HİSARCIKLIOĞLU: TARİHİMİZ GELECEĞE PUSULADIR

Dede Korkut Kitabı Lansman Töreni’nde konuşan TOBB Başkanı M. Rifat Hisarcıklıoğlu, her toplumun, geçmişin meydana getirdiği bir organizma olduğuna vurgu yaptı. Kavimlerin gerçek kılavuzlarının gelenekleri, kültürel ve tarihsel mirasları olduğuna değinen Hisarcıklıoğlu, “Geleneksiz yani milli ruhsuz hiçbir uygarlık geleceğe sağlam adımlarla ilerleyemez. Elbette değişim önemlidir. Zamanın ruhunu algılamak, çağı yakalamak zorunludur. Ancak bir millet, kendi medeniyetinin üzerine yeniyi inşa etmelidir. Fikirler geçmişin evlatları, geleceğin anaları ve her vakit zamanın tutsağıdır. Geçmişini bilmeyen toplumlar, geleceğe sağlam adımlarla yürüyemez” dedi.

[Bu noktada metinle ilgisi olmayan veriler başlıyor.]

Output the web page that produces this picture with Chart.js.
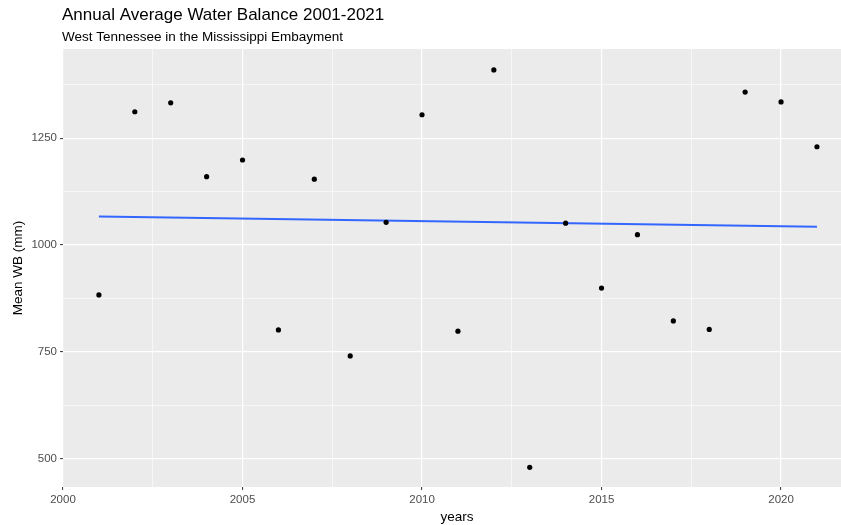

Ülke tarihinin geleceğe ışık tuttuğunu, ortaya konulan büyük hedeflere pusula olduğunu anlatan Hisarcıklıoğlu, “İşte bu vizyonla ve Ahilik geleneğinin günümüzdeki temsilcisi ve mirasçısı olarak, kültürel mirasımıza sahip çıkıyoruz. Türk özel sektörünün çatı kuruluşu olmanın sorumluluğuyla, kadim kültürel değerlerimizi muhafaza ediyor ve gelecek nesillerimize aktarıyoruz.” diye konuştu.

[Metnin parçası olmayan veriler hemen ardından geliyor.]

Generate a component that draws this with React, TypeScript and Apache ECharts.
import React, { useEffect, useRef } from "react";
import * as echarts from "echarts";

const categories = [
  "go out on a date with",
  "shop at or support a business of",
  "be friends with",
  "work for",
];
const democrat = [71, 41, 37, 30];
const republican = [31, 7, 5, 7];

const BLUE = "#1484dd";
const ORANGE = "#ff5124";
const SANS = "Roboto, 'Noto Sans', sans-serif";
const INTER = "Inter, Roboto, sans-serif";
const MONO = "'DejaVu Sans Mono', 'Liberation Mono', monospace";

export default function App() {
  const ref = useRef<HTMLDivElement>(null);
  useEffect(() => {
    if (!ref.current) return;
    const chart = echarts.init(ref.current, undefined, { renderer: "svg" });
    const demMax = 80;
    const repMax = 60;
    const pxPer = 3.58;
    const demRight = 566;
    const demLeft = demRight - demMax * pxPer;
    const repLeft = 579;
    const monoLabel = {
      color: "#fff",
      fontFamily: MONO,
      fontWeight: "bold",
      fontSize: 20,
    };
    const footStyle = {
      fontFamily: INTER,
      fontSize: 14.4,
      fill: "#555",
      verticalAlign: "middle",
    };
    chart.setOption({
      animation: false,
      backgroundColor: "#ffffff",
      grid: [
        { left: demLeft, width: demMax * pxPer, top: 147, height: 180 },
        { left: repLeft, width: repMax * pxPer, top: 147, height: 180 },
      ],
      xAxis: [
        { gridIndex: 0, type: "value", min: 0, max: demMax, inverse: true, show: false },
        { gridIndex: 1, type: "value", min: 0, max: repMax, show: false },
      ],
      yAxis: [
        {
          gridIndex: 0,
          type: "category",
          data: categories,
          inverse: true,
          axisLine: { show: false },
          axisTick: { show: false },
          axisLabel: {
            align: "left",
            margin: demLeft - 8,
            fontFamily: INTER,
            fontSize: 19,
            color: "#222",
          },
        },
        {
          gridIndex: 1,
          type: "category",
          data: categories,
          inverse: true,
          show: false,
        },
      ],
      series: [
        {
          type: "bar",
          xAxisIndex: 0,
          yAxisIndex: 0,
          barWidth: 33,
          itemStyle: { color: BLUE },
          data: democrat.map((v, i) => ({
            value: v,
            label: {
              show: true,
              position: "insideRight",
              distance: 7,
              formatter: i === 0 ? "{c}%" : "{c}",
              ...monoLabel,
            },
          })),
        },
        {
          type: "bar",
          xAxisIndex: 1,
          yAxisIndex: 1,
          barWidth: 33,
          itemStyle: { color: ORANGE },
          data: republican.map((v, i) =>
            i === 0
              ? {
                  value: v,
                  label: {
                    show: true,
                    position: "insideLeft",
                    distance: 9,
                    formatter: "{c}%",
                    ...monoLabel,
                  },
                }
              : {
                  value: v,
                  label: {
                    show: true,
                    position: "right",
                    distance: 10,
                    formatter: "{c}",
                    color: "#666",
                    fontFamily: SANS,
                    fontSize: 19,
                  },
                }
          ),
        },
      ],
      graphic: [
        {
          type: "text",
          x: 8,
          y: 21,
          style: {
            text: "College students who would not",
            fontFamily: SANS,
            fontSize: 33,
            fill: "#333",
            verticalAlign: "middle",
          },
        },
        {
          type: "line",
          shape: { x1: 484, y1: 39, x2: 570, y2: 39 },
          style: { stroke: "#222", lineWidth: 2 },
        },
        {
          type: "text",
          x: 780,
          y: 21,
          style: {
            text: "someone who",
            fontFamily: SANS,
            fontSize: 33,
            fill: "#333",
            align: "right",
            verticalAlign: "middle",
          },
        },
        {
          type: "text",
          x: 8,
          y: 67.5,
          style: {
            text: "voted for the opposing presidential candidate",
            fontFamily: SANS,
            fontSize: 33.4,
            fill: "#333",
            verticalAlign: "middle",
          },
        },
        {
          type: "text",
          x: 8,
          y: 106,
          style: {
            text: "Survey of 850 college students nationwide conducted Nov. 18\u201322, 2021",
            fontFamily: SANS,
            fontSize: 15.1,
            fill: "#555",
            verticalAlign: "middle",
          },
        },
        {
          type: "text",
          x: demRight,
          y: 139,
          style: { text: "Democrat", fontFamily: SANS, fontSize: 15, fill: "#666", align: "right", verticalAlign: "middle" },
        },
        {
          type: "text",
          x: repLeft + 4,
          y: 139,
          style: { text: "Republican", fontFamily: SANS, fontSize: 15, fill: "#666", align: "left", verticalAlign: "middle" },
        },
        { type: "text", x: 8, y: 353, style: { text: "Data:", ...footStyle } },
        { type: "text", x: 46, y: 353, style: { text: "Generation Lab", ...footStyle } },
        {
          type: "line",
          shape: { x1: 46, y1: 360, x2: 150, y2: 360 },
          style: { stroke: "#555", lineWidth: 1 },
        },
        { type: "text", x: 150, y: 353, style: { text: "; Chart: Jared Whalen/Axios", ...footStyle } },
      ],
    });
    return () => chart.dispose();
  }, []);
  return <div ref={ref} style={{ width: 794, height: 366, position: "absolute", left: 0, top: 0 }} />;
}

13 AYLIK BİR ÇALIŞMANIN ÜRÜNÜ

Bin 492 sayfadan oluşan Dede Korkut kitabının, 13 aylık bir çalışmanın ürünü olduğunu ifade eden Hisarcıklıoğlu, bilimsel araştırmalara kaynak olabilmesi için, akademik veri tabanlı bir hazırlık yapıldığını kaydetti. Hisarcıklıoğlu , ayrıca, geniş muhteva çalışmaları da yapılmış ve okuyucu için de anlaşılır bir dille kaleme alındığını belirttiği bu esere özel olarak tasarlanan minyatürlerin de, 18 ayrı sanatçının aylar süren çalışmalarıyla ortaya çıktığını anlattı. Hisarcıklıoğlu, “Tarihimizde; 18 ayrı sanatçının 20 ayrı minyatür yaptığı ilk orijinal eser de bu kitaptır. Bu bakımdan da bu çalışma ayrı bir özelliğe sahiptir. Çok uzun ve yoğun bir çalışmadan sonra ortaya çıkan bu eserin, kıymetli bir değer taşıdığına inanıyorum. Gerek içerisindeki orijinal minyatürler, gerek açıklamalı anlatımlar, gerekse sadeleştirilirken benimsenen üslup, her yaşta insanımızın anlayacağı bir seviyede kaleme alındı. Yani bu kitap, Dede Korkut’un, Türk milletinin her kesimi tarafından keşfedilmesini sağlayacak bir çalışma oldu. Bu bakımdan her yaştan ve kültürden insanımızın bu çalışmayı büyük bir zevkle okuyacağından eminim.” dedi.